Mike introduced me around (to everybody but the blond playing pinball adjacent to the darts room). He filled me in on the history of the two major leagues in the area — the Darters of Cincinnati and the Southern Ohio Darters Association. In fact, Mike Kenny, Jr. was so thoroughly hospitable that my guess is it was a mere oversite that he forgot to explain why he has two first names.
We left Perky’s together to check out the action, and to close out the night, at Murphy’s Pub (2329 West Clifton) on the edge of the University of Cincinnati campus. Murphys is a friendly little college hangout. There’s a busy bar up front with beer priced reasonably at two dollars a mug. Four boards and a couple of pool tables take up the rear. And mounted to the ceiling, above the two boards closest to the bar, is a television — which on this particular night was airing one the best examples I’ve seen yet of how thoroughly screwed up network sports programming is in America.
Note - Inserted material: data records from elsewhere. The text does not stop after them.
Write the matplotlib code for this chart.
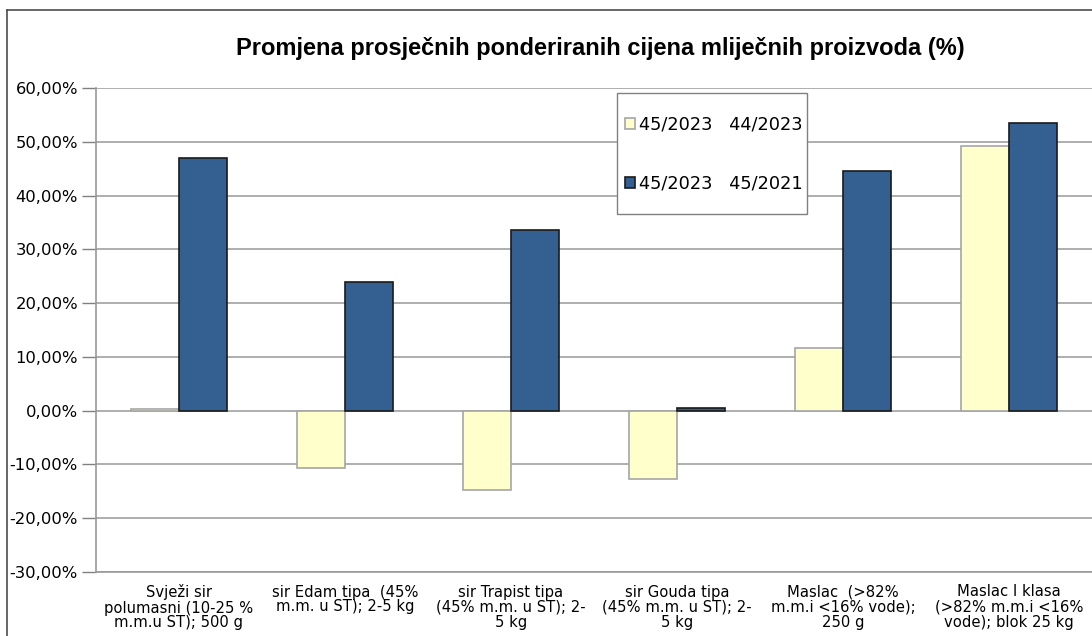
import numpy as np, matplotlib; matplotlib.use('Agg'); import matplotlib.pyplot as plt
from matplotlib.ticker import FuncFormatter
from matplotlib.lines import Line2D
from matplotlib.patches import Rectangle
plt.rcParams['font.family']=['DejaVu Sans']

categories=["Svježi sir\npolumasni (10-25 %\nm.m.u ST); 500 g",
            "sir Edam tipa  (45%\nm.m. u ST); 2-5 kg",
            "sir Trapist tipa\n(45% m.m. u ST); 2-\n5 kg",
            "sir Gouda tipa\n(45% m.m. u ST); 2-\n5 kg",
            "Maslac  (>82%\nm.m.i <16% vode);\n250 g",
            "Maslac I klasa\n(>82% m.m.i <16%\nvode); blok 25 kg"]
week_change=[0.3,-10.6,-14.8,-12.7,11.6,49.3]   # 45/2023 vs 44/2023
year_change=[46.9,23.9,33.6,0.5,44.6,53.4]      # 45/2023 vs 45/2021
series_labels=["45/2023   44/2023","45/2023   45/2021"]
yticks=list(range(-30,61,10))

fig=plt.figure(figsize=(10.92,6.36),dpi=100)
ax=fig.add_axes([96/1092,1-572/636,1-96/1092,(572-88)/636])
x=np.arange(len(categories)); w=0.29
ax.bar(x-w/2,week_change,w,color='#FFFFCC',edgecolor='#A6A6A6',lw=1.2,label=series_labels[0],zorder=3)
ax.bar(x+w/2,year_change,w,color='#335F91',edgecolor='#1A1A1A',lw=1.2,label=series_labels[1],zorder=3)
ax.set_xlim(-0.5,len(categories)-0.5); ax.set_ylim(-30,60)
ax.set_yticks(yticks)
ax.yaxis.set_major_formatter(FuncFormatter(lambda v,p: f"{v:.2f}%".replace('.',',')))
ax.tick_params(axis='y',labelsize=11.8,length=10,width=1,color='#808080',pad=3)
ax.set_xticks([])
ax.grid(axis='y',color='#999999',lw=1.1,zorder=0)
for s in ['top','right']: ax.spines[s].set_visible(False)
ax.spines['left'].set_color('#999999'); ax.spines['bottom'].set_color('#999999')
ax.spines['left'].set_linewidth(1.2); ax.spines['bottom'].set_linewidth(1.2)
for i,lab in enumerate(categories):
    ax.annotate(lab,(i,-30),xytext=(0,-9),textcoords='offset points',ha='center',va='top',
                fontsize=10.6,linespacing=1.0,annotation_clip=False)
# legend box drawn separately so vertical/horizontal padding can differ
ax.add_patch(Rectangle(((617-96)/996,(572-214)/484),190/996,121/484,transform=ax.transAxes,
                       facecolor='white',edgecolor='#808080',lw=1,zorder=6,clip_on=False))
leg=ax.legend(loc='center',bbox_to_anchor=((714-96)/996,(572-154)/484),borderaxespad=0,
              fontsize=12.8,handlelength=0.55,handleheight=0.55,handletextpad=0.2,labelspacing=2.3,
              borderpad=0.3,frameon=False)
leg.set_zorder(7)
fig.text(600/1092,1-48/636,"Promjena prosječnih ponderiranih cijena mliječnih proizvoda (%)",
         ha='center',va='center',fontsize=17,fontweight='bold',family=['Liberation Sans','DejaVu Sans'])
# outer chart border
fig.add_artist(Line2D([7/1092,7/1092],[0,1-10/636],color='#4d4d4d',lw=1.2))
fig.add_artist(Line2D([7/1092,1],[1-10/636,1-10/636],color='#4d4d4d',lw=1.2))
fig.savefig("out.png",dpi=100)
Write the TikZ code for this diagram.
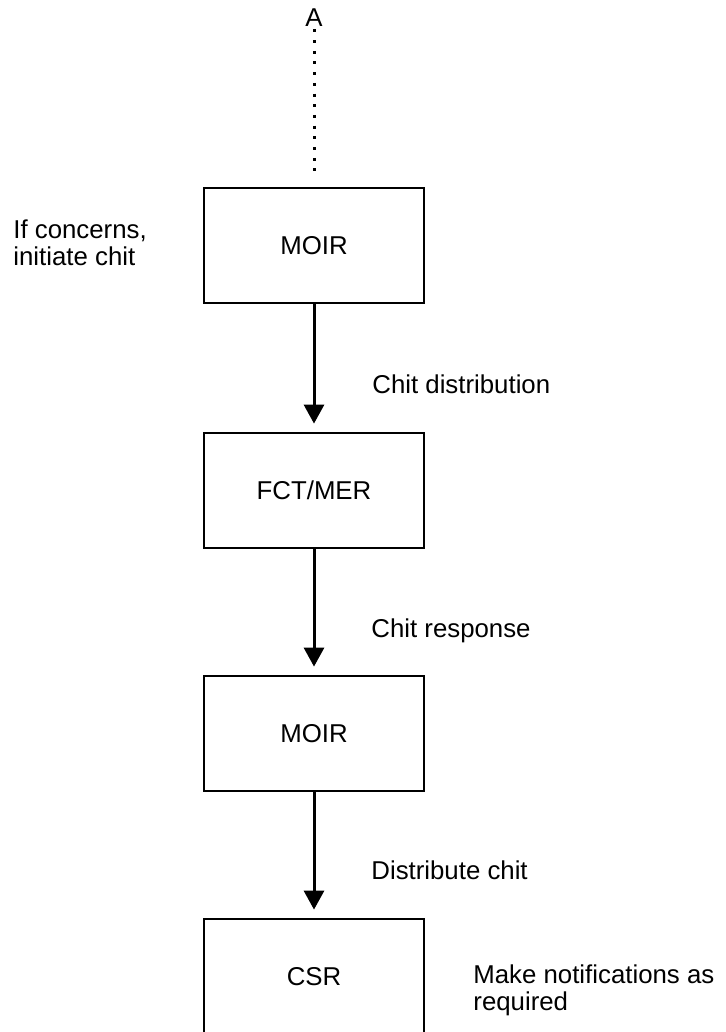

As Mike (with considerable precision) and a couple of his friends and I (with considerably less) moved our darts around the board, we were helpless to make sense of the exhilarated commentary which followed long-haired kids as they flung themselves from airplanes and then skateboarded their way through the clouds. England may have some ugly cities but at least the networks there understand the difference between what is sport and what is just plain stupid.
The only question that remains is when the suits in the American network boardrooms will figure this out. I have no doubt that they eventually will and when they do, I for one look forward to sitting back in my living room to watch pros like Mike Kenny, Jr. show them what they’ve been missing.